- _GIVEN MATERIAL_:
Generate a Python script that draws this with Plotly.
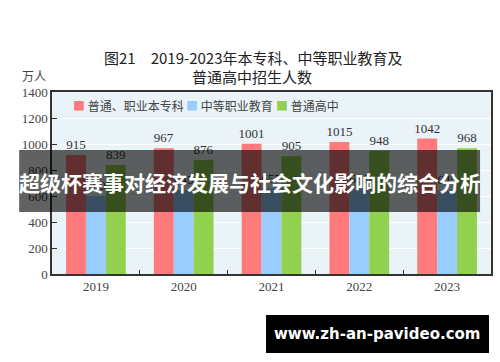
import plotly.graph_objects as go

years = ["2019", "2020", "2021", "2022", "2023"]
series_names = ["普通、职业本专科", "中等职业教育", "普通高中"]
higher_ed = [915, 967, 1001, 1015, 1042]
vocational = [600, 645, 657, 651, 645]
high_school = [839, 876, 905, 948, 968]
colors = ["#FF7B7B", "#99CCFF", "#92D050"]
y_ticks = [0, 200, 400, 600, 800, 1000, 1200, 1400]

title_line1 = "图21　2019-2023年本专科、中等职业教育及"
title_line2 = "普通高中招生人数"
unit_label = "万人"
banner_text = "超级杯赛事对经济发展与社会文化影响的综合分析"
watermark_text = "www.zh-an-pavideo.com"

SERIF = "Liberation Serif, DejaVu Serif, serif"
CJK = "Noto Sans CJK SC"

fig = go.Figure()
for name, vals, col in zip(series_names, [higher_ed, vocational, high_school], colors):
    fig.add_trace(go.Bar(
        x=years, y=vals, name=name, marker=dict(color=col, line=dict(width=0)),
        text=[str(v) for v in vals], textposition="outside",
        textfont=dict(family=SERIF, size=13, color="#333333"),
        constraintext="none",
        cliponaxis=False, showlegend=False,
    ))

# plot area pixel geometry: x 52..493, y 92..274
L, R, T, B = 52, 7, 92, 88
W, H = 500 - L - R, 362 - T - B

def px(x):
    return (x - L) / W

def py(y):
    return (362 - B - y) / H

fig.update_layout(
    width=500, height=362,
    margin=dict(l=L, r=R, t=T, b=B, pad=0),
    paper_bgcolor="white", plot_bgcolor="#EAF4F8",
    barmode="group", bargap=0.32, bargroupgap=0,
    showlegend=False,
    font=dict(family=SERIF, color="#333333"),
)
fig.update_xaxes(
    type="category", range=[-0.5, 4.5],
    showline=True, linecolor="#333333", linewidth=1.5, mirror=True,
    ticks="inside", tickson="boundaries", ticklen=4, tickcolor="#333333",
    tickfont=dict(family=SERIF, size=13, color="#444444"),
    showgrid=False,
)
fig.update_yaxes(
    range=[0, 1400], tickvals=y_ticks,
    showline=True, linecolor="#333333", linewidth=1.5, mirror=True,
    ticks="inside", ticklen=5, tickcolor="#333333",
    tickfont=dict(family=SERIF, size=13, color="#444444"),
    showgrid=True, gridcolor="white", gridwidth=1.2,
    zeroline=False,
)

ann = []
# title
ann.append(dict(text=title_line1, x=px(254), y=py(57), xref="paper", yref="paper",
                showarrow=False, xanchor="center", yanchor="middle",
                font=dict(family=CJK, size=15, color="#222222")))
ann.append(dict(text=title_line2, x=px(253), y=py(76), xref="paper", yref="paper",
                showarrow=False, xanchor="center", yanchor="middle",
                font=dict(family=CJK, size=15, color="#222222")))
ann.append(dict(text=unit_label, x=px(20), y=py(75), xref="paper", yref="paper",
                showarrow=False, xanchor="left", yanchor="middle",
                font=dict(family=CJK, size=12, color="#444444")))
# legend built from series names/colors
leg_x = [71, 185, 275]
for name, col, lx in zip(series_names, colors, leg_x):
    ann.append(dict(text=f"<span style='color:{col}'>■</span> {name}",
                    x=px(lx), y=py(105), xref="paper", yref="paper",
                    showarrow=False, xanchor="left", yanchor="middle",
                    font=dict(family=CJK, size=12, color="#444444")))

shapes = [
    dict(type="rect", xref="paper", yref="paper", x0=px(19), x1=px(482),
         y0=py(212), y1=py(150), fillcolor="rgba(0,0,0,0.62)", line=dict(width=0),
         layer="above"),
    dict(type="rect", xref="paper", yref="paper", x0=px(267), x1=px(491),
         y0=py(353), y1=py(315), fillcolor="black", line=dict(width=0),
         layer="above"),
]
ann.append(dict(text=f"<b>{banner_text}</b>", x=px(250.5), y=py(182), xref="paper", yref="paper",
                showarrow=False, xanchor="center", yanchor="middle",
                font=dict(family=CJK, size=21, color="white")))
ann.append(dict(text=f"<b>{watermark_text}</b>", x=px(379), y=py(334), xref="paper", yref="paper",
                showarrow=False, xanchor="center", yanchor="middle",
                font=dict(family="DejaVu Sans", size=15, color="white")))

fig.update_layout(annotations=ann, shapes=shapes)
fig.write_html("out.html")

- _EXERCISE DETAILS_: Transcribe the listing in full and omit the pictures.

- _CORRECT OUTPUT_:
Generate a Python script that draws this with Plotly.
import plotly.graph_objects as go

years = ["2019", "2020", "2021", "2022", "2023"]
series_names = ["普通、职业本专科", "中等职业教育", "普通高中"]
higher_ed = [915, 967, 1001, 1015, 1042]
vocational = [600, 645, 657, 651, 645]
high_school = [839, 876, 905, 948, 968]
colors = ["#FF7B7B", "#99CCFF", "#92D050"]
y_ticks = [0, 200, 400, 600, 800, 1000, 1200, 1400]

title_line1 = "图21　2019-2023年本专科、中等职业教育及"
title_line2 = "普通高中招生人数"
unit_label = "万人"
banner_text = "超级杯赛事对经济发展与社会文化影响的综合分析"
watermark_text = "www.zh-an-pavideo.com"

SERIF = "Liberation Serif, DejaVu Serif, serif"
CJK = "Noto Sans CJK SC"

fig = go.Figure()
for name, vals, col in zip(series_names, [higher_ed, vocational, high_school], colors):
    fig.add_trace(go.Bar(
        x=years, y=vals, name=name, marker=dict(color=col, line=dict(width=0)),
        text=[str(v) for v in vals], textposition="outside",
        textfont=dict(family=SERIF, size=13, color="#333333"),
        constraintext="none",
        cliponaxis=False, showlegend=False,
    ))

# plot area pixel geometry: x 52..493, y 92..274
L, R, T, B = 52, 7, 92, 88
W, H = 500 - L - R, 362 - T - B

def px(x):
    return (x - L) / W

def py(y):
    return (362 - B - y) / H

fig.update_layout(
    width=500, height=362,
    margin=dict(l=L, r=R, t=T, b=B, pad=0),
    paper_bgcolor="white", plot_bgcolor="#EAF4F8",
    barmode="group", bargap=0.32, bargroupgap=0,
    showlegend=False,
    font=dict(family=SERIF, color="#333333"),
)
fig.update_xaxes(
    type="category", range=[-0.5, 4.5],
    showline=True, linecolor="#333333", linewidth=1.5, mirror=True,
    ticks="inside", tickson="boundaries", ticklen=4, tickcolor="#333333",
    tickfont=dict(family=SERIF, size=13, color="#444444"),
    showgrid=False,
)
fig.update_yaxes(
    range=[0, 1400], tickvals=y_ticks,
    showline=True, linecolor="#333333", linewidth=1.5, mirror=True,
    ticks="inside", ticklen=5, tickcolor="#333333",
    tickfont=dict(family=SERIF, size=13, color="#444444"),
    showgrid=True, gridcolor="white", gridwidth=1.2,
    zeroline=False,
)

ann = []
# title
ann.append(dict(text=title_line1, x=px(254), y=py(57), xref="paper", yref="paper",
                showarrow=False, xanchor="center", yanchor="middle",
                font=dict(family=CJK, size=15, color="#222222")))
ann.append(dict(text=title_line2, x=px(253), y=py(76), xref="paper", yref="paper",
                showarrow=False, xanchor="center", yanchor="middle",
                font=dict(family=CJK, size=15, color="#222222")))
ann.append(dict(text=unit_label, x=px(20), y=py(75), xref="paper", yref="paper",
                showarrow=False, xanchor="left", yanchor="middle",
                font=dict(family=CJK, size=12, color="#444444")))
# legend built from series names/colors
leg_x = [71, 185, 275]
for name, col, lx in zip(series_names, colors, leg_x):
    ann.append(dict(text=f"<span style='color:{col}'>■</span> {name}",
                    x=px(lx), y=py(105), xref="paper", yref="paper",
                    showarrow=False, xanchor="left", yanchor="middle",
                    font=dict(family=CJK, size=12, color="#444444")))

shapes = [
    dict(type="rect", xref="paper", yref="paper", x0=px(19), x1=px(482),
         y0=py(212), y1=py(150), fillcolor="rgba(0,0,0,0.62)", line=dict(width=0),
         layer="above"),
    dict(type="rect", xref="paper", yref="paper", x0=px(267), x1=px(491),
         y0=py(353), y1=py(315), fillcolor="black", line=dict(width=0),
         layer="above"),
]
ann.append(dict(text=f"<b>{banner_text}</b>", x=px(250.5), y=py(182), xref="paper", yref="paper",
                showarrow=False, xanchor="center", yanchor="middle",
                font=dict(family=CJK, size=21, color="white")))
ann.append(dict(text=f"<b>{watermark_text}</b>", x=px(379), y=py(334), xref="paper", yref="paper",
                showarrow=False, xanchor="center", yanchor="middle",
                font=dict(family="DejaVu Sans", size=15, color="white")))

fig.update_layout(annotations=ann, shapes=shapes)
fig.write_html("out.html")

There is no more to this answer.